One of the victims of Saturday’s shooting, Dr. Jerry Rabinowitz, was a dedicated volunteer with the New Community Chevra Kadisha, working with the same men who will prepare his body before it is to be buried Tuesday.

If it is too much to bear, Frank said, another group of volunteers will step in. Leaders of a national association of chevra kadisha have flown in to help comfort those volunteers.

Although autopsies are generally avoided in Jewish tradition, there was no doubt that each of the bodies would need to be examined for evidence in the criminal case. Once the bodies were with the medical examiner, Wasserman ensured that a shomer, as the guard is called in Hebrew, was in the building to keep watch over them as they went through the process. “The idea being that when we die, our soul stays with us until our body is laid to rest and then the soul is free to go,” said Sharon Ryave Brody, who runs Ralph Schugar Chapel, a Jewish funeral home in Pittsburgh that is handling services for at least nine shooting victims. “During that time, that soul is kept company and not alone.”

The dead are buried as soon as possible, often the day after death.
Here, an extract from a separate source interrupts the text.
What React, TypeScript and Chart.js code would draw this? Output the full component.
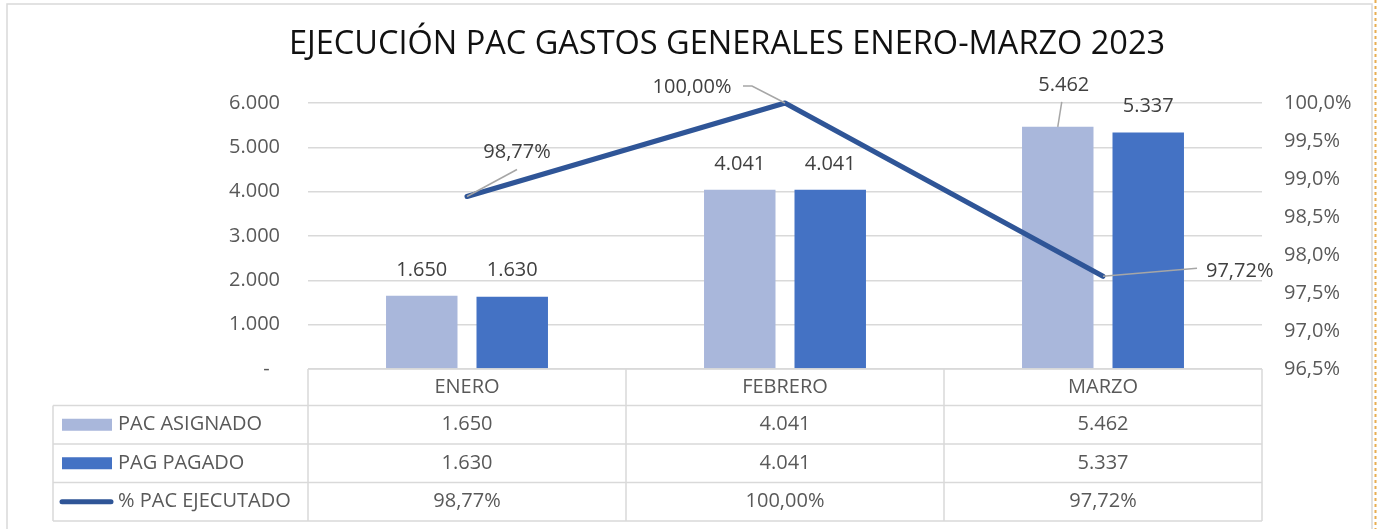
import React, { useEffect, useRef } from 'react';
import { Chart, registerables } from 'chart.js';

Chart.register(...registerables);

// ---------- data ----------
const TITLE = 'EJECUCIÓN PAC GASTOS GENERALES ENERO-MARZO 2023';
const CATEGORIES = ['ENERO', 'FEBRERO', 'MARZO'];
const SERIES_NAMES = ['PAC ASIGNADO', 'PAG PAGADO', '% PAC EJECUTADO'];
const PAC_ASIGNADO = [1650, 4041, 5462];
const PAG_PAGADO = [1630, 4041, 5337];
const PCT_EJECUTADO = [98.77, 100.0, 97.72];
const LEFT_MIN = 0;
const LEFT_MAX = 6000;
const LEFT_STEP = 1000;
const RIGHT_MIN = 96.5;
const RIGHT_MAX = 100;
const RIGHT_STEP = 0.5;

// ---------- styles ----------
const W = 1378;
const H = 529;
const FONT = '"Open Sans", "Liberation Sans", sans-serif';
const C_LIGHT = '#A9B7DB';
const C_DARK = '#4472C4';
const C_LINE = '#2F5597';
const GRID = '#D9D9D9';
const TEXT = '#595959';
const LABEL = '#404040';
const LEADER = '#A6A6A6';

const fmtNum = (n: number) =>
  n === 0 ? '-  ' : String(Math.round(n)).replace(/\B(?=(\d{3})+(?!\d))/g, '.');
const fmtPct = (v: number, d: number) => v.toFixed(d).replace('.', ',') + '%';

const decor = {
  id: 'decor',
  beforeDraw(chart: any) {
    const ctx = chart.ctx;
    ctx.save();
    ctx.fillStyle = '#ffffff';
    ctx.fillRect(0, 0, W, H);
    // outer frame
    ctx.strokeStyle = GRID;
    ctx.lineWidth = 1.5;
    ctx.beginPath();
    ctx.moveTo(7, H);
    ctx.lineTo(7, 4);
    ctx.lineTo(1372, 4);
    ctx.lineTo(1372, H);
    ctx.stroke();
    // page-border dashes
    ctx.strokeStyle = '#E8AE52';
    ctx.lineWidth = 2;
    ctx.setLineDash([3, 3]);
    ctx.beginPath();
    ctx.moveTo(1375.5, 0);
    ctx.lineTo(1375.5, H);
    ctx.stroke();
    ctx.restore();
  },
  afterDatasetsDraw(chart: any) {
    const ctx = chart.ctx;
    ctx.save();
    ctx.font = `20px ${FONT}`;
    ctx.fillStyle = LABEL;
    ctx.textBaseline = 'middle';
    ctx.strokeStyle = LEADER;
    ctx.lineWidth = 1.5;
    const drawLeader = (x: number, y: number, pts: number[][]) => {
      ctx.beginPath();
      pts.forEach((p, k) => (k === 0 ? ctx.moveTo(x + p[0], y + p[1]) : ctx.lineTo(x + p[0], y + p[1])));
      ctx.stroke();
    };
    // bar labels
    [0, 1].forEach((di) => {
      const meta = chart.getDatasetMeta(di);
      const vals = di === 0 ? PAC_ASIGNADO : PAG_PAGADO;
      meta.data.forEach((el: any, i: number) => {
        let dx = 0;
        let dy = -26;
        if (di === 0 && i === 2) {
          dx = 6;
          dy = -42;
          drawLeader(el.x, el.y, [[0, 0], [4, -25]]);
        }
        ctx.textAlign = 'center';
        ctx.fillText(fmtNum(vals[i]), el.x + dx, el.y + dy);
      });
    });
    // line labels
    const lineCfg = [
      { dx: 50, dy: -44, align: 'center', leader: [[0, 0], [50, -27]] },
      { dx: -93, dy: -16, align: 'center', leader: [[0, 0], [-33, -17], [-42, -17]] },
      { dx: 103, dy: -5, align: 'left', leader: [[0, 0], [94, -8]] },
    ];
    const lmeta = chart.getDatasetMeta(2);
    lmeta.data.forEach((el: any, i: number) => {
      const c = lineCfg[i];
      drawLeader(el.x, el.y, c.leader);
      ctx.textAlign = c.align;
      ctx.fillText(fmtPct(PCT_EJECUTADO[i], 2), el.x + c.dx, el.y + c.dy);
    });
    ctx.restore();
  },
  afterDraw(chart: any) {
    const ctx = chart.ctx;
    const area = chart.chartArea;
    const xs = chart.scales.x;
    ctx.save();
    // title
    ctx.font = `32.5px ${FONT}`;
    ctx.fillStyle = '#111111';
    ctx.textAlign = 'center';
    ctx.textBaseline = 'middle';
    ctx.fillText(TITLE, 727, 45);

    // data table
    const half = (xs.getPixelForValue(1) - xs.getPixelForValue(0)) / 2;
    const edges = [0, 1, 2].map((i) => xs.getPixelForValue(i) - half);
    edges.push(xs.getPixelForValue(2) + half);
    const tableLeft = 53;
    const rows = [0, 36.5, 75, 113.5, 152].map((o) => area.bottom + o);
    ctx.strokeStyle = GRID;
    ctx.lineWidth = 1.5;
    ctx.beginPath();
    ctx.moveTo(edges[0], rows[0]);
    ctx.lineTo(edges[3], rows[0]);
    for (let r = 1; r < rows.length; r++) {
      ctx.moveTo(tableLeft, rows[r]);
      ctx.lineTo(edges[3], rows[r]);
    }
    ctx.moveTo(tableLeft, rows[1]);
    ctx.lineTo(tableLeft, rows[4]);
    edges.forEach((e) => {
      ctx.moveTo(e, rows[0]);
      ctx.lineTo(e, rows[4]);
    });
    ctx.stroke();

    ctx.font = `20px ${FONT}`;
    ctx.fillStyle = TEXT;
    ctx.textBaseline = 'middle';
    ctx.textAlign = 'center';
    const mid = (r: number) => (rows[r] + rows[r + 1]) / 2;
    CATEGORIES.forEach((c, i) => ctx.fillText(c, xs.getPixelForValue(i), mid(0)));
    const rowVals = [
      PAC_ASIGNADO.map((v) => fmtNum(v)),
      PAG_PAGADO.map((v) => fmtNum(v)),
      PCT_EJECUTADO.map((v) => fmtPct(v, 2)),
    ];
    rowVals.forEach((vals, r) => {
      vals.forEach((t, i) => ctx.fillText(t, xs.getPixelForValue(i), mid(r + 1)));
    });
    // legend keys + names
    ctx.fillStyle = C_LIGHT;
    ctx.fillRect(62, mid(1) - 6, 50, 12);
    ctx.fillStyle = C_DARK;
    ctx.fillRect(62, mid(2) - 6, 50, 12);
    ctx.strokeStyle = C_LINE;
    ctx.lineWidth = 5;
    ctx.lineCap = 'round';
    ctx.beginPath();
    ctx.moveTo(62, mid(3));
    ctx.lineTo(111, mid(3));
    ctx.stroke();
    ctx.fillStyle = TEXT;
    ctx.textAlign = 'left';
    SERIES_NAMES.forEach((n, r) => ctx.fillText(n, 118, mid(r + 1)));
    ctx.restore();
  },
};

export default function App() {
  const ref = useRef<HTMLCanvasElement>(null);
  useEffect(() => {
    if (!ref.current) return;
    const chart = new Chart(ref.current, {
      type: 'bar',
      data: {
        labels: CATEGORIES,
        datasets: [
          {
            type: 'bar',
            label: SERIES_NAMES[0],
            data: PAC_ASIGNADO,
            backgroundColor: C_LIGHT,
            yAxisID: 'y',
            order: 2,
            categoryPercentage: 0.569,
            barPercentage: 0.79,
          },
          {
            type: 'bar',
            label: SERIES_NAMES[1],
            data: PAG_PAGADO,
            backgroundColor: C_DARK,
            yAxisID: 'y',
            order: 2,
            categoryPercentage: 0.569,
            barPercentage: 0.79,
          },
          {
            type: 'line',
            label: SERIES_NAMES[2],
            data: PCT_EJECUTADO,
            borderColor: C_LINE,
            backgroundColor: C_LINE,
            borderWidth: 5,
            pointRadius: 0,
            yAxisID: 'y1',
            order: 1,
            clip: false,
            tension: 0,
            borderCapStyle: 'round',
            borderJoinStyle: 'round',
          } as any,
        ],
      },
      options: {
        responsive: false,
        animation: false,
        devicePixelRatio: 1,
        events: [],
        layout: { padding: { top: 103, bottom: 160, left: 0, right: 0 } },
        plugins: {
          legend: { display: false },
          title: { display: false },
          tooltip: { enabled: false },
        },
        scales: {
          x: { display: false, offset: true },
          y: {
            position: 'left',
            min: LEFT_MIN,
            max: LEFT_MAX,
            ticks: {
              stepSize: LEFT_STEP,
              padding: 28,
              color: TEXT,
              font: { family: FONT, size: 20 },
              callback: (v: any) => fmtNum(Number(v)),
            },
            grid: { color: GRID, lineWidth: 1.5, drawTicks: false },
            border: { display: false },
            afterFit: (s: any) => {
              s.width = 308;
            },
          },
          y1: {
            position: 'right',
            min: RIGHT_MIN,
            max: RIGHT_MAX,
            ticks: {
              stepSize: RIGHT_STEP,
              padding: 22,
              color: TEXT,
              font: { family: FONT, size: 20 },
              callback: (v: any) => fmtPct(Number(v), 1),
            },
            grid: { display: false, drawTicks: false },
            border: { display: false },
            afterFit: (s: any) => {
              s.width = 116;
            },
          },
        },
      } as any,
      plugins: [decor as any],
    });
    return () => chart.destroy();
  }, []);
  return (
    <div style={{ position: 'fixed', left: 0, top: 0, width: W, height: H, background: '#fff' }}>
      <canvas ref={ref} width={W} height={H} style={{ display: 'block', width: W, height: H }} />
    </div>
  );
}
But it was clear that would be impossible after the shooting.

Speedy burial is meant to not only allow mourners to begin to grieve with the community, but also to honor the dead, said Rabbi Jason Weiner, the director of spiritual care at Cedars-Sinai Medical Center.

“Death is a transition from this world to the next and it’s the way we show basic human dignity, no matter what you did in life,” he said. “This is serving someone when a person cannot do anything for themselves, when they cannot pay it back.”